NAME
YAX::Query - Query the YAX DOM
SYNOPSIS
use YAX::Query;
$q = YAX::Query->new( $node );
$q->select( $expr );
# method interface
$q->parent();
$q->descendants();
$q->children( $type );
$q->child( $tag_name );
$q->attributes;
$q->attribute( $name );
$q->filter( \&code );
DESCRIPTION
This module implements a tool for querying a YAX DOM tree. It supports an expression parser for simple querying of the DOM using an E4X-ish syntax, as well as a method interface.
It is useful to note that a YAX::Query object is a blessed array reference and that the resulting nodes matching the query are stored in this array reference. Therefore all query methods return the query object itself, and to access the results you simply inspect this object. For example, the following searches for all text nodes which are children of `em' elements, which in turn are children of all `div' descendants:
my $q = YAX::Query->new( $node );
$q->select(q{..div.em.#text});
for my $found ( @$q ) {
# $found is a YAX::Text node
}
The select method returns the query object itself, so the following, which selects all `li' descendants which have an `foo' attribute equal to "bar", also works:
for my $item ( @{ $q->select(q{..li.(@foo eq "bar")}) } ) {
...
}
QUERY EXPRESSIONS
A query expression is constructed of a sequence of tokens separated by a literal `.' (dot). Each successive token represents an operation on the resulting set of the application of the previous token's operation.
In the initial state, the set of nodes contains only the context node passed to the constructor: YAX::Query-
new( $node )>.
Filters are enclosed in `(' and `)', and generally contain Perl expressions with the exception that tokens of the form /\@(\w+)/ are replaced with $_->{$1} where `$_' is the current node in the loop which is applying the filter.
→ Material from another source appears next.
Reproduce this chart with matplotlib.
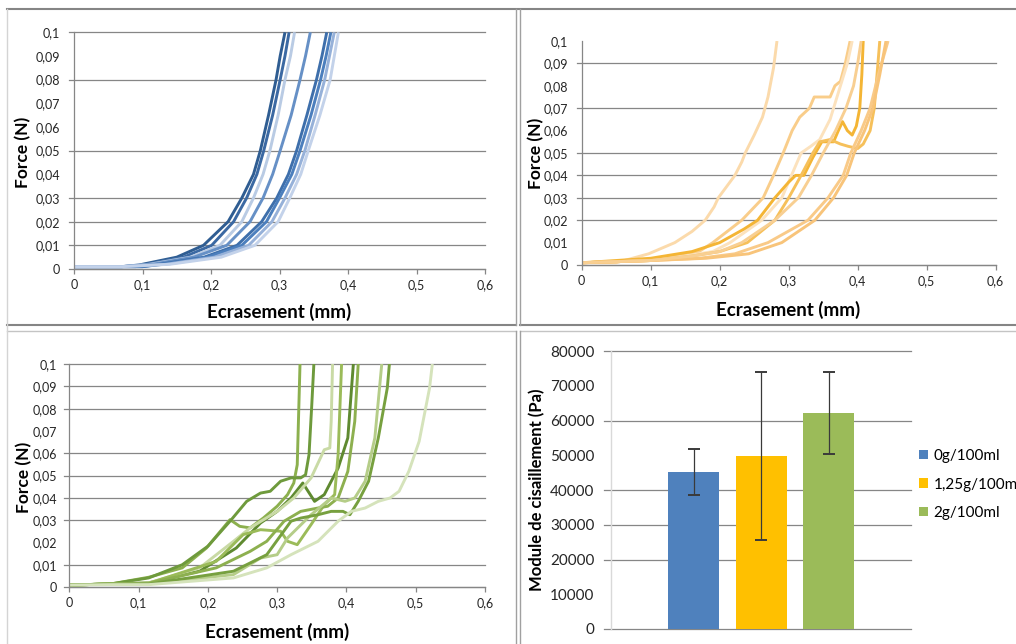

The following is a list of valid tokens:
- '..'
-
descendants of
- '.*'
-
all element children of
- '.element_name'
-
all elements named
element_name
- '.@*
-
all attributes of
NOTE: This adds the hash reference of the element itself, and not a list of attribute values. Moreover, adding a node selector after this in sequence is meaningless since attributes cannot have children. An exception will be raised if this occurs.
- '.@attribute_name'
-
all attributes named
attribute_name
NOTE: This adds a list of attribute values to the set. As above, node selectors following this are meaningless, and will raise and exception.
- '.parent()'
-
parent nodes of the set
- '.#text'
-
all text children
- '.#processing-instruction'
-
all processing instruction children
- '.#cdata'
-
all CDATA children
- '.#node'
-
all child nodes of
- '.#comment'
-
all comment children of
- '.( $expr )'
-
Apply the filter
$expr
by turning it into a Perl code reference. Expressions are Perl with the exception that tokens of the form /\@(\w+)/ are replaced with $_->{$1} where `$_' is the current node in the loop which is applying the filter. - '[n]'
-
the n-th element of the set
METHODS
- new( $node )
-
Constructor.
- select( $expr )
-
Evaluates
$expr
and returns the query object itself. The results are simply the elements in the query object which is a blessed array reference. This allows for chaining and piecemeal querying. The follow shows some different ways of achieving the same thing:my $q = YAX::Query->new( $node ); $q->select('..div.*'); # get all children of all `div' descendants $q->filter( \&filter ); # filter the set obtained on the live above $q->select('..div.*')->filter( \&filter ); # same as the two lines above # or the equivalent @ids = grep { filter( $_ ) } @{ $q->select('..div.*') };
- parent()
-
See `.parent()' above
- children( $type )
-
Selects child nodes of type $type (see YAX::Constants for valid types). The `#text', `#cdata', `#processing-instruction' and `#comment' selectors are implemented with
children(...)
. - child( $name )
-
Selects elements named $name.
- attribute( $name )
-
Selects attribute values named $name.
- attributes()
-
Selects the attributes hash for each element in the set.
- descendants()
-
Selects descendants for each element in the set.
- filter(\&code)
-
Applies the passed code reference to each element in the set, adding the element to the resulting set iff the code reference returns a true value.
BUGS AND LIMITATIONS
Syntax errors in the expressions are currently not handled very well. If the expression doesn't parse, an exception is raised, but because of the simplicity of the lexer, the information required to inform the user of exactly what went wrong is unavailable.
Changing this requires a more complex parser which will significantly impact performance, and so I'm reluctant to implement this since query expressions tend to be short enough for debugging by inspection.
Result sets from a query are not "live". That is, if a node is removed from or added to the DOM tree after the query is performed, these changes will not be reflected in the query result set.
SEE ALSO
t/03-query.t in the test suite for an extensive list of examples
AUTHOR
Richard Hundt
LICENSE
This program is free software and may be used and distributed under the same terms as Perl itself.